Prices generally decreased, reflecting the shift from a sellers' to a buyers' market. The decreases were in most instances moderate and orderly, with no indication of a general spiraling downward. Wholesale prices by mid-year had declined 9 percent, consumers' prices 3 percent, from their high points of last August.
Wages increased in some industries, but, at least in manufacturing, the increases were more than offset by reduced overtime and shorter workweeks. Since the cost of living decreased by about as much as workers' average earnings, real earnings generally were maintained.
Profits reflected the decline in prices and production. Corporate profits before taxes and inventory valuation adjustment in the first half of this year were about 13 percent below the first half of last year. The corresponding figure for unincorporated enterprises, however, fell only about 7 percent.
Farm income was about 8 percent below the first half of 1948.
Credit requirements of business decreased as inventories and customer receivables were reduced. Commercial loans of large city banks shrank 15 percent, but otherwise loans by banks and other investment institutions remained stable. Total bank deposits and money in circulation decreased about 2 percent during the past half year. Interest rates continued low.
Business investment decreased in the first half of 1949 from the 1948 level. Allowing for seasonal variations, in the second quarter it was 26 percent below the peak rate of the fourth quarter of 1948, chiefly as a result of reductions in inventories. Plant and equipment outlays were still about as high as a year ago, but some decrease is anticipated in the last half of 1949.
Corporate finance reflected the reduction of inventories and of customer credit. Funds thus freed helped corporations to reduce their total indebtedness by about 3.5 billion dollars.
Housing starts were less than in the first half of 1948, but since March have been moving up toward last year's levels.
Personal income of consumers after taxes decreased only about I percent from the level of the last half of 1948. Since consumers' prices dropped 2 percent, real income did not change significantly. Consumption expenditures in dollar terms decreased nearly 3 percent. Total liquid assets of individuals and business firms are now about 235 billion dollars. However, nearly 30 percent of our families have no reserve of liquid assets.
In foreign trade, an increase in exports and a falling off of imports have continued the rising trend in the export surplus which began last fall. The surplus was financed almost entirely through Government foreign aid programs.
Government fiscal transactions were a source of support against other factors making for decline in the economy during the past half year.
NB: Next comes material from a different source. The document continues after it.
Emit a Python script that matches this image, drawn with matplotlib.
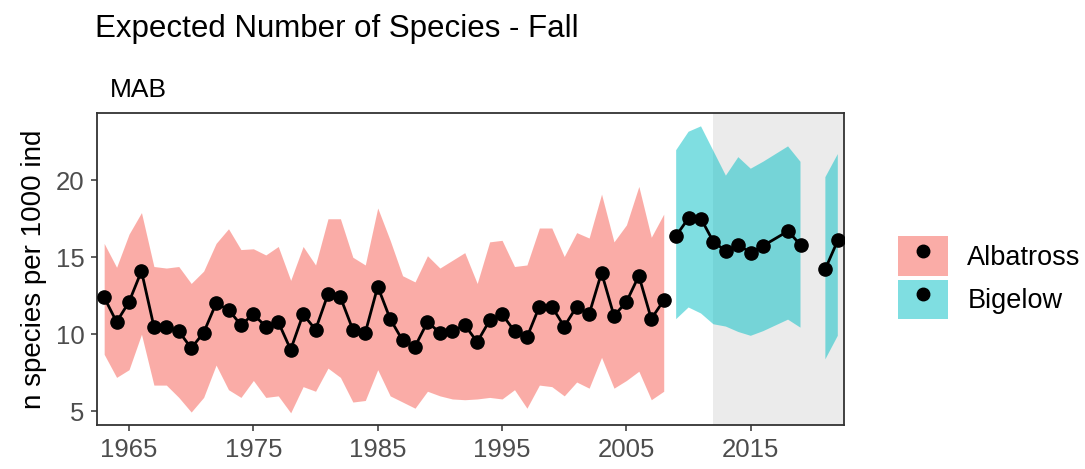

Using figures on a consolidated cash basis, rather than the conventional budget basis, to reflect the effective impact of total governmental receipts and payments upon the economy, cash payments by the Federal Government ran at a rate more than 20 percent higher than in the first half of 1948, and State and local payments at a rate about 13 percent higher. Federal cash receipts were down about 10 percent, State and local receipts were up about 5 percent. All governmental units combined showed a cash deficit in the first half of 1949 at a seasonally adjusted annual rate of 2.4 billion dollars, in contrast to a surplus at a rate of 12.1 billion dollars in the corresponding period in 1948. The Federal cash deficit in the past half year was at an annual rate of about 1 billion dollars, contrasted with a surplus at an annual rate of 12.3 billion dollars in the first half of last year.
POLICIES FOR ECONOMIC STABILITY AND
These facts show that our economy is still operating at high levels of employment and production. The kind of Government action that would be called for in a serious economic emergency would not be appropriate now.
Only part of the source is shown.